Figure 3 — User-centric approach with dedicated platforms for EO data management and analysis
These platforms represent a new ‘user centric’ approach, where users and applications are brought to the data in order to process and analyze it. Platforms differ in the underlying technology they use, level of openness, the level of abstraction, and the data and functionalities they offer. According to the charter of the OGC EO Exploitation Platform DWG, the platforms share a common set of functionalities:
-
Cataloguing and searching;
-
Storage and access;
-
Visualization;
-
Data processing and analysis; and
-
User authentication, authorization, and accounting.
However, since current platforms for EO data management and analysis have been independently developed by public organizations and commercial companies, these platforms are not interoperable. In other words, they do not use (a) common (set of) interfaces and data formats for implementing the aforementioned functionalities. Additionally, the layer of abstraction dampens the flexibility and users might be constrained in the data or functionalities these platforms offer.
Regarding the EO data value chain, these platforms introduce platform providers as an additional stakeholder. Platform providers may be EO data providers, but most likely a different team in the organization or agency, or a third-party organization or company. The responsibility of managing, maintaining and provisioning the platform is shifted from the EO data provider to the platform provider. In the backend, such platforms may be operated in a cloud service, but may also be managed on a company server.
5.2.4. OGC Activities Driving the Development of Interoperable EO Exploitation Platforms
The OGC has been driving the development of an interoperable Applications-to-the-Data EO platform architecture through multiple OGC Innovation Program initiatives (see Figure 4). Further initiatives — such as OGC Testbed-17 and the OGC Disasters Pilot 2021 — as well as the OGC EO Exploitation Platform Domain Working Group (DWG) will continue to improve and define the architecture in more detail.
Figure 4 — OGC Innovation Program initiatives that drove the development towards an interoperable Applications-to-the-Data EO platform architecture
At present, it is unclear which set of standards and specifications the OGC defines or recommends for realizing an interoperable EO platform. Defining this set of standards and specifications is amongst the key activities of the OGC EO Exploitation Platform DWG. The working group started writing an OGC Best Practice document for Earth Observation Application Package implementation (OGC 20-089). The document will focus on the application package (concept), but will also address the deployment viewpoint, i.e. how to deploy a package within a platform.

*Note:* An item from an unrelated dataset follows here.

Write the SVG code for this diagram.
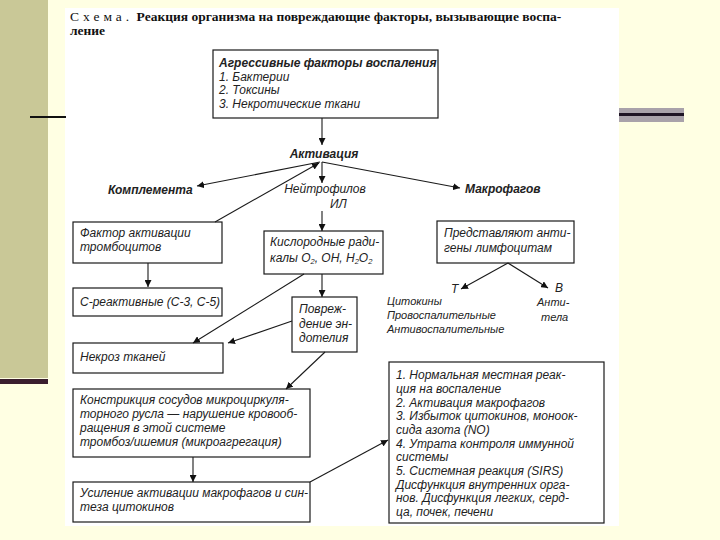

Relevant standards, specifications, and technologies appear to be, but are not limited to:
-
Common Workflow Language (CWL) — To describe an application package (input and output parameters, invocation) as well as to define complex application workflows.
-
Spatio Temporal Asset Catalog (STAC) — Used as data manifest for application inputs and outputs metadata.
-
Docker — A docker container encapsulates the implementation of an application, and can be executed in different cloud environments. A docker container registry (also known as docker hub) provides a common means to store and download docker containers. A docker container can potentially also be built ad-hoc, in order to lower security concerns when downloading and executing pre-built third-party applications.
-
OGC API — Processes and OGC Web Processing Service (WPS) — Provide a standard interface for deploying and executing an application. Deployment requires the transactional extension of the API / service. The interface is used by both EMS and ADES, which may require further profiling of the generic processing interface to fully specify the specific interactions and functions of the two services.
-
OGC OpenSearch, with Geo & Time extensions, with EO extensions — For discovery and cataloguing.

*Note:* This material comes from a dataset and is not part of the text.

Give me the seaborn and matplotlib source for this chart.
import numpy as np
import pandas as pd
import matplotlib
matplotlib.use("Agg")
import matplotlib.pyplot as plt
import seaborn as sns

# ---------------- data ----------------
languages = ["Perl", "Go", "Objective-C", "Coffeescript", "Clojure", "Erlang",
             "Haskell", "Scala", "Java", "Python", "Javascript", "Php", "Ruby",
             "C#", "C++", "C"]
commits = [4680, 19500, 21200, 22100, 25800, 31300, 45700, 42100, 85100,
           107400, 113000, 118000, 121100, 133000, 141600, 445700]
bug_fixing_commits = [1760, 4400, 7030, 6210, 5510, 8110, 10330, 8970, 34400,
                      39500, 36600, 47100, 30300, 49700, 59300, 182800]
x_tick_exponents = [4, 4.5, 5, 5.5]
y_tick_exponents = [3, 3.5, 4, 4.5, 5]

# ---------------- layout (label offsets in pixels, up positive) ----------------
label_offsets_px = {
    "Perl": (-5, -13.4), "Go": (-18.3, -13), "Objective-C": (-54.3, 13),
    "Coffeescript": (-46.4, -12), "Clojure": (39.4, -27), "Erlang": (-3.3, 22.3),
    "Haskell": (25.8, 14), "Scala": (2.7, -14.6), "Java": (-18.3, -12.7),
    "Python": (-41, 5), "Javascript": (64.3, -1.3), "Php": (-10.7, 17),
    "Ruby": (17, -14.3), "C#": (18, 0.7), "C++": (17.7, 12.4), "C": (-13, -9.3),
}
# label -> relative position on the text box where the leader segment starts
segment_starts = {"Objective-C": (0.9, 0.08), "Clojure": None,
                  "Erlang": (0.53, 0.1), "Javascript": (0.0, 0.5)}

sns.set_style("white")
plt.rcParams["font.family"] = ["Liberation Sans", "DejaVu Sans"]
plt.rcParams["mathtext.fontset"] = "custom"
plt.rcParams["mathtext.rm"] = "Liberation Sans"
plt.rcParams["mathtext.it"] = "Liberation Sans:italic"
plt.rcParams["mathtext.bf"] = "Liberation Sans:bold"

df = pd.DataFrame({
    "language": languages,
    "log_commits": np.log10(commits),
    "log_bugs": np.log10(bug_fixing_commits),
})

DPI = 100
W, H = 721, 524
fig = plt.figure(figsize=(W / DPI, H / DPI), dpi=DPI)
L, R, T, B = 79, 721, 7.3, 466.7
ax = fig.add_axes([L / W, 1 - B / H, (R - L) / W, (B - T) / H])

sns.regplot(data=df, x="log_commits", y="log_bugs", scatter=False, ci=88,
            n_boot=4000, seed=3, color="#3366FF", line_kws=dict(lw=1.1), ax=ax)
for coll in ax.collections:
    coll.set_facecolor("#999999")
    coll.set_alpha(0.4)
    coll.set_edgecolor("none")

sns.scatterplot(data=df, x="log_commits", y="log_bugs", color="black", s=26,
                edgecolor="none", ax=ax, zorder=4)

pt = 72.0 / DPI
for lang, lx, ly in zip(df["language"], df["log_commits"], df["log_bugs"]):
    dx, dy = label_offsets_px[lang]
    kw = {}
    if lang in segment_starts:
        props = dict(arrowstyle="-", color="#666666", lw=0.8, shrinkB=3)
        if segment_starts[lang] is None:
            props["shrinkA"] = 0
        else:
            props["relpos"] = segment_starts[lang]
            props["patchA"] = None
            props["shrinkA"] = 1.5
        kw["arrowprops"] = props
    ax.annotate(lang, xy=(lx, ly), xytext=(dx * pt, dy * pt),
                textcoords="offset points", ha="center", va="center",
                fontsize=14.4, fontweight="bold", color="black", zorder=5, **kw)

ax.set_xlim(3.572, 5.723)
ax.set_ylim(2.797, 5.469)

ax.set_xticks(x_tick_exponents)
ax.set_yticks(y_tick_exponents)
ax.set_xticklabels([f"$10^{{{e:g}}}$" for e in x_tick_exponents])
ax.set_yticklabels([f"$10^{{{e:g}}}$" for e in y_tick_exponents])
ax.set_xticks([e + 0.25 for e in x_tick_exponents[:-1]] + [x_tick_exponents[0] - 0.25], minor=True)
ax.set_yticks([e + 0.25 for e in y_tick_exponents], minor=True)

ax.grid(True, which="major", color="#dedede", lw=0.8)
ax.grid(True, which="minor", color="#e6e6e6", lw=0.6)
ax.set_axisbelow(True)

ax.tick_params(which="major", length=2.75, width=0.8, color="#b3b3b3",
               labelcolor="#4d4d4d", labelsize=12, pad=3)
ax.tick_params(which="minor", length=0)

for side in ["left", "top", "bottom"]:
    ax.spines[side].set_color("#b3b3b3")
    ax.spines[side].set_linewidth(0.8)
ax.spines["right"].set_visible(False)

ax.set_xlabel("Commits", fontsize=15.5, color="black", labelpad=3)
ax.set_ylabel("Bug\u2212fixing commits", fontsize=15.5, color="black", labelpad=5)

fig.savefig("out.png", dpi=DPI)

5.2.5. Cloud-Based Data Access and Processing
Compared to EO data management and analysis platforms, cloud-based systems represent a more flexible approach of the ‘moving-code paradigm’. They provide scalable and effective access to and processing of EO data in the cloud and eliminate the need to download massive amounts of data. While intermediate users are provided a higher degree of functionalities compared to EO data platforms, pre-defined data selections often remain. On the other hand, cloud-based systems demand deeper technical knowledge of the system configuration and this poses a challenge to many EO data users.
Many large data organizations are currently either moving their data holdings to commercial cloud providers (e.g. NASA), or are in the process of implementing their own cloud service (e.g. ECMWF). In this latter scenario, data providers turn into cloud service providers at the same time. Nevertheless, cloud-based services also differ in their functionalities and specialization. There are general cloud services from commercial providers, e.g. Amazon Web Services or Google Cloud Platform, offering high flexibility but demanding high technical knowledge from users. With the paradigm change in EO, more specialized cloud services tailored for EO access and management are being implemented, such as the Copernicus Data and Information Access Services (DIAS) or the European Weather Cloud implemented by ECMWF / EUMETSAT. They offer the same flexibility as more general cloud services in terms of VM specification, but offer facilitated access to EO data holdings as well as community specific tools facilitating EO data processing.
Instead of downloading EO data and processing it on local machines, intermediate users specify a virtual machine in the cloud and with this virtual machine, they access and process the data and only transfer intermediate or end results to their local machine. This represents a true paradigm change of how users access and process EO data. However, it also implicates challenges on different levels, including an insufficient expertise in cloud-based systems, a general skepticism in several aspects of cloud security and limited transparency in potentially evolving costs for processing. For these reasons, strong efforts have to be undertaken to strengthen capacities in cloud-based services in general, while building up overall trust in the security of cloud services and a good understanding for emerging processing costs.
Figure 5 — Cloud-based data access and processing
5.2.6. Future: Federations and Interoperability of Cloud-Based Systems
A natural future evolution of EO cloud-based systems will be that interactions between these systems will increase, sharing data and processing in order to support the information needs of users. Thus, cloud federations will emerge, providing the ability to flexibly share data, applications and processing resources between multiple cloud-based systems.